[Footnote A: In Balthasar, Def. de Guill. Tell (Lucerne, 1760); Gottl. Eman. von Haller, Vorlesung ueber Wilh. Tell, etc. (Bern, 1772); Hisely, Guill. Tell et la Revolution de 1307 (Delft, 1826); Ideler, Die Sage vom Schuesse des Tell (Berlin, 1836); Haeusser, Die Sage vom Tell (Heidelberg, 1840); Schoenhuth, Wilh. Tell, Geschichte aus der Vorzeit (Reutlingen, 1836); Henning, Wilh. Tell (Nuernberg, 1836); and Histoire de Guill. Tell, Liberateur de la Suisse (Paris, 1843).]

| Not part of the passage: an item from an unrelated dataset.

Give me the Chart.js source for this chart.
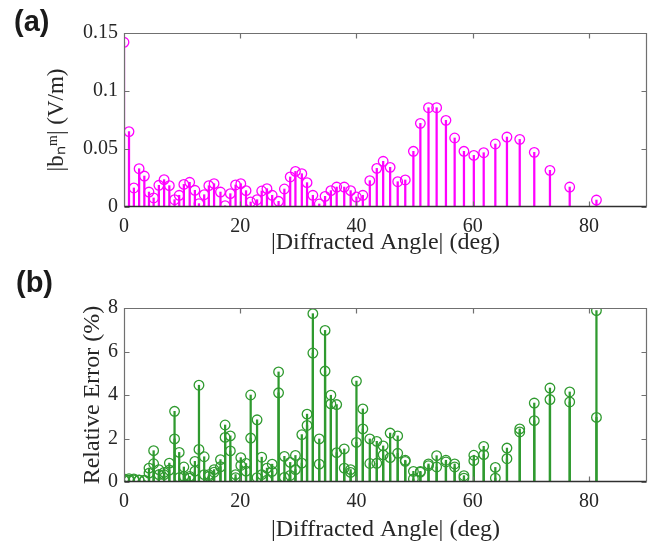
<!DOCTYPE html>
<html><head><meta charset="utf-8">
<script src="https://cdn.jsdelivr.net/npm/chart.js@4/dist/chart.umd.min.js"></script>
<style>
html,body{margin:0;padding:0;background:#fff;}
#wrap{position:relative;width:660px;height:548px;overflow:hidden;background:#fff;}
.panel{position:absolute;left:0;width:660px;}
#pa{top:0;height:270px;}
#pb{top:270px;height:278px;}
.lab{position:absolute;font-family:'Liberation Sans',Arial,sans-serif;font-weight:bold;font-size:29px;color:#1a1a1a;line-height:1;}
</style></head>
<body><div id="wrap">
<div class="panel" id="pa"><canvas id="ca"></canvas></div>
<div class="panel" id="pb"><canvas id="cb"></canvas></div>
<div class="lab" style="left:14px;top:7px">(a)</div>
<div class="lab" style="left:16px;top:268px">(b)</div>
</div>
<script>
// |Diffracted Angle| (deg) of each diffraction order
const angles = [0, 0.86, 1.7, 2.6, 3.5, 4.3, 5.1, 6.0, 6.9, 7.8, 8.7, 9.5, 10.3, 11.3, 12.2, 12.9, 13.8, 14.6, 15.5, 16.6,
  17.4, 18.3, 19.2, 20.1, 21.0, 21.8, 22.9, 23.7, 24.6, 25.5, 26.6, 27.6, 28.6, 29.5, 30.6, 31.5, 32.5, 33.6, 34.6, 35.6,
  36.6, 37.9, 39.0, 40.0, 41.1, 42.3, 43.5, 44.6, 45.8, 47.1, 48.4, 49.8, 51.0, 52.4, 53.8, 55.4, 56.9, 58.5, 60.2, 61.9,
  63.9, 65.9, 68.1, 70.6, 73.3, 76.7, 81.3];
// (a) |b_n^m| (V/m)
const fieldAmp = [0.142, 0.065, 0.0164, 0.033, 0.0267, 0.0129, 0.0078, 0.0187, 0.0236, 0.0184, 0.0063, 0.0101, 0.0195, 0.0213, 0.0144, 0.0029, 0.0106, 0.0184, 0.0201, 0.0129,
  0.0011, 0.0115, 0.019, 0.0201, 0.0141, 0.0043, 0.0063, 0.0138, 0.0158, 0.0101, 0.0049, 0.0155, 0.0259, 0.0307, 0.0287, 0.021, 0.0101, 0.0026, 0.0092, 0.0141,
  0.0172, 0.0172, 0.0141, 0.0086, 0.0101, 0.0227, 0.0333, 0.0394, 0.0342, 0.0218, 0.0233, 0.048, 0.0721, 0.0856, 0.0856, 0.0747, 0.0595, 0.048, 0.0445, 0.0468,
  0.0543, 0.0603, 0.0583, 0.0471, 0.0316, 0.0172, 0.006];
// (b) Relative Error (%) — upper and lower markers on each stem
const errHigh = [0.14, 0.15, 0.14, 0.10, 0.08, 0.64, 1.44, 0.57, 0.44, 0.87, 3.25, 1.36, 0.69, 0.26, 0.95, 4.45, 1.16, 0.34, 0.57, 1.03,
  2.62, 2.12, 0.34, 1.12, 0.85, 4.0, 2.86, 1.14, 0.64, 0.82, 5.06, 1.18, 0.9, 1.22, 2.18, 3.12, 7.74, 1.98, 6.97, 3.99,
  3.56, 1.52, 0.57, 4.64, 3.36, 1.98, 1.87, 1.66, 2.25, 2.12, 1.0, 0.49, 0.49, 0.83, 1.21, 1.0, 0.83, 0.29, 1.23, 1.64,
  0.67, 1.56, 2.44, 3.63, 4.32, 4.14, 7.88];
const errLow = [0.08, 0.08, 0.10, 0.08, 0.06, 0.41, 0.84, 0.34, 0.34, 0.55, 1.98, 0.2, 0.26, 0.18, 0.5, 1.5, 0.34, 0.26, 0.45, 0.7,
  2.05, 1.43, 0.2, 0.76, 0.5, 2.02, 0.2, 0.34, 0.08, 0.49, 4.1, 0.21, 0.3, 0.57, 0.87, 2.6, 5.93, 0.82, 5.1, 3.59,
  1.35, 0.64, 0.44, 1.82, 2.44, 0.85, 0.86, 1.25, 1.12, 1.32, 0.95, 0.14, 0.45, 0.75, 0.69, 0.92, 0.69, 0.18, 0.98, 1.26,
  0.18, 1.07, 2.3, 2.82, 3.79, 3.68, 2.97];
const xTickValues = [0, 20, 40, 60, 80];
const yTicksA = [0, 0.05, 0.1, 0.15];
const yTicksB = [0, 2, 4, 6, 8];

const MAG = '#ff00ff';
const GRN = '#2f9a2f';
const BOXC = '#707070';
const TXT = '#262626';
const SERIF = "'Liberation Serif','Times New Roman',serif";

const boxTicks = {
  id: 'boxTicks',
  afterDraw(chart) {
    const ctx = chart.ctx;
    const a = chart.chartArea;
    const x = chart.scales.x, y = chart.scales.y;
    const L = Math.round(a.left) + 0.5, R = Math.round(a.right) - 0.5;
    const T = Math.round(a.top) + 0.5, B = Math.round(a.bottom) - 0.5;
    ctx.save();
    ctx.lineWidth = 1.2;
    ctx.strokeStyle = BOXC;
    ctx.beginPath();
    ctx.moveTo(L, B); ctx.lineTo(L, T); ctx.lineTo(R, T); ctx.lineTo(R, B);
    const tl = 5;
    for (const t of x.ticks) {
      const px = Math.round(x.getPixelForValue(t.value)) + 0.5;
      ctx.moveTo(px, B); ctx.lineTo(px, B - tl);
      ctx.moveTo(px, T); ctx.lineTo(px, T + tl);
    }
    for (const t of y.ticks) {
      const py = Math.round(y.getPixelForValue(t.value)) + 0.5;
      ctx.moveTo(L, py); ctx.lineTo(L + tl, py);
      ctx.moveTo(R, py); ctx.lineTo(R - tl, py);
    }
    ctx.stroke();
    // baseline at zero
    ctx.strokeStyle = '#303030';
    ctx.lineWidth = 1.4;
    ctx.beginPath();
    ctx.moveTo(L, B); ctx.lineTo(R, B);
    ctx.stroke();
    ctx.restore();
  }
};

function makeChart(el, cfg) {
  const {datasets, yTicks, yMax, yTitle, yTitleSize, topPad, areaBottom, canvasH, xTitlePad, yTitlePad} = cfg;
  return new Chart(el, {
    type: 'bar',
    data: {datasets},
    plugins: [boxTicks],
    options: {
      responsive: true,
      maintainAspectRatio: false,
      animation: false,
      events: [],
      layout: {padding: {top: topPad, right: 13, left: 0, bottom: 0}},
      plugins: {legend: {display: false}, tooltip: {enabled: false}},
      scales: {
        x: {
          type: 'linear', min: 0, max: 90, offset: false,
          afterBuildTicks: s => { s.ticks = xTickValues.map(v => ({value: v})); },
          afterFit: s => { s.height = canvasH - areaBottom; },
          grid: {display: false, drawTicks: false},
          border: {display: false},
          ticks: {font: {family: SERIF, size: 20}, color: TXT, padding: 8, maxRotation: 0,
                  callback: v => String(v)},
          title: {display: true, text: '|Diffracted Angle| (deg)', font: {family: SERIF, size: 24},
                  color: TXT, padding: {top: 0, bottom: xTitlePad}}
        },
        y: {
          type: 'linear', min: 0, max: yMax,
          afterBuildTicks: s => { s.ticks = yTicks.map(v => ({value: v})); },
          afterFit: s => { s.width = 124; },
          grid: {display: false, drawTicks: false},
          border: {display: false},
          ticks: {font: {family: SERIF, size: 20}, color: TXT, padding: 6,
                  callback: v => String(v)},
          title: {display: true, text: yTitle, font: {family: SERIF, size: yTitleSize},
                  color: TXT, padding: {top: yTitlePad, bottom: 0}}
        }
      }
    }
  });
}

const ptsA = angles.map((a, i) => ({x: a, y: fieldAmp[i]}));
const ptsHi = angles.map((a, i) => ({x: a, y: errHigh[i]}));
const ptsLo = angles.map((a, i) => ({x: a, y: errLow[i]}));

const circle = (data, color) => ({
  type: 'scatter', data, showLine: false, order: 1,
  pointRadius: 4.8, pointBorderWidth: 1.3, pointBorderColor: color,
  pointBackgroundColor: 'rgba(0,0,0,0)'
});
const stems = (data, color) => ({
  type: 'bar', data, order: 2, backgroundColor: color, barThickness: 1.6, grouped: false
});

makeChart(document.getElementById('ca'), {
  datasets: [stems(ptsA, MAG), circle(ptsA, MAG)],
  yTicks: yTicksA, yMax: 0.15, yTitle: '|b\u2099\u1D50| (V/m)', yTitleSize: 23,
  topPad: 33, areaBottom: 207, canvasH: 270, xTitlePad: 13, yTitlePad: 43
});
makeChart(document.getElementById('cb'), {
  datasets: [stems(ptsHi, GRN), stems(ptsLo, GRN), circle(ptsHi, GRN), circle(ptsLo, GRN)],
  yTicks: yTicksB, yMax: 8, yTitle: 'Relative Error (%)', yTitleSize: 24,
  topPad: 38, areaBottom: 212, canvasH: 278, xTitlePad: 4, yTitlePad: 78
});
</script>
</body></html>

Tell’s posterity in the male line is reported to have died out with Johann Martin, in 1684; the female, with Verena, in 1720. Yet it is certainly a little surprising that the elder Swiss chroniclers, John of Winterthur, and Justinger of Bern, for instance, who were almost Tell’s contemporaries, make no mention of him in relating the Revolution in the Waldstaette, and that it should be left to Tschudi and others, almost two hundred years afterwards, in the sixteenth century, to give his story that dramatic importance upon which Schiller has set the seal forever. It can be explained, perhaps, on the ground that it did not at the time possess that importance which we have been taught to give it; though roughly, thus, we do away with the poetry of it, to be sure. Let Voltaire, whose function it was to deny, enjoy his feeble sneer, that “the difficulty of pronouncing those respectable names”—to wit, Melchtad, and Stauffager, and Valtherfurst, to say nothing of Grisler—“injures their celebrity.” Neither are we to conceal the fact, that it is doubted, if not denied, that there ever was any Gessler in Uri to perform all the wicked things ascribed to him, and to get that arrow through him in such dramatic and effective manner in the Hollow Way; for has not Kopp published, with edifying explanation, “Documents for the History of the Confederation,” (Lucerne, 1835,) in which, in the list of Bailiffs (Landvoigte) at Kuessnacht, we do not find the name of Gessler? Perhaps there was a mistake in the name, the critic suggests.
The Revolution thus begun at the Ruetli, and by Tell, went forward swiftly in January, 1308; and, true to their oath, it was consummated by the men of Schwyz without harm to the property of the Bailiffs, also without the spilling of a single drop of blood. The prison at Uri was captured, and Landenberg also, as he descended to hear mass, by twenty men from Unterwalden; but, escaping, he fled across the meadows from Sarnen to Alpnach, where he was overtaken and made to swear that he would never set foot again in the Waldstaette, and then suffered to depart safely to the King. And the peasants breathed again; and Stauffacher’s wife opened her house to all who had been at the Ruetli; and there was joy in the land.